Why $\mathbb P\{X+Y\leq t\}=\mathbb P\{X\leq t-y,Y\leq t\}$?

Question

Let $X,Y$ two continuous r.v.

Why $$\mathbb P\{X+Y\leq t\}=\mathbb P\{X\leq t-y,Y\leq y\}\ \ ?$$

To me, it would be $\mathbb P\{X\leq t-y,Y=y\}$.

Answer 1

What you've written down isn't correct. For example, if you let $X$ and $Y$ be trivial random variables which always take on the value 1, then for $t = 2$, the probability on the RHS is 1. Choosing $y = 2$, the probability on the RHS is 0.

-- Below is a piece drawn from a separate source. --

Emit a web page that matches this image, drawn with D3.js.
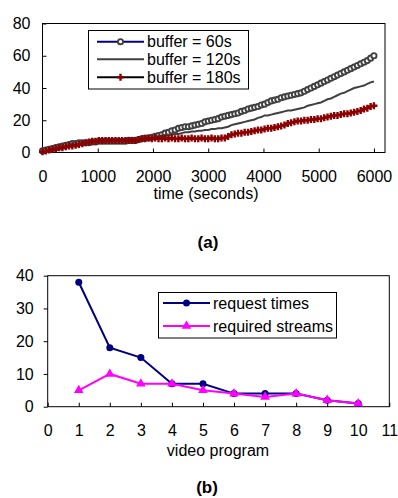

Perhaps what you mean to write is \begin{align*} P(X + Y \leq t) = \int_{-\infty}^t f_{X+Y}(z) dz \end{align*} where $f_{X+Y}(z)$ is the density of the continuous random variable $X + Y$. This is given by \begin{align*} f_{X+Y}(z) = \int_{\mathbb{R}} f_X(w) f_Y(z - w) dw \end{align*} So the expression becomes \begin{align*} P(X + Y \leq t) = \int_{-\infty}^t \int_{\mathbb{R}} f_X(w) f_Y(z - w) dw dz \end{align*} Since the integrand is nonnegative, we can switch the order of integration to get the above is equal to \begin{align*} &= \int_{\mathbb{R}} f_X(w) \int_{-\infty}^t f_Y(z-w) dz dw \end{align*} Substituting $u = z-w$, we have \begin{align*} &= \int_{\mathbb{R}} f_X(w) \int_{-\infty}^{t-w} f_Y(u) du dw \\ &= \int_{\mathbb{R}} f_X(w) P(Y \leq t - w) dw \\ \end{align*} In conclusion, your intuition is almost correct, except that you would then need to integrate over all $y$, and replace the probability by a probability density function.

Answer 2

The probability in question is a region in the plane such that $y\leq t-x$. Your interpreted region lies entirely on the line $Y=y$. This probability will be zero much of the time! (for example take $X$, $Y$ independent.)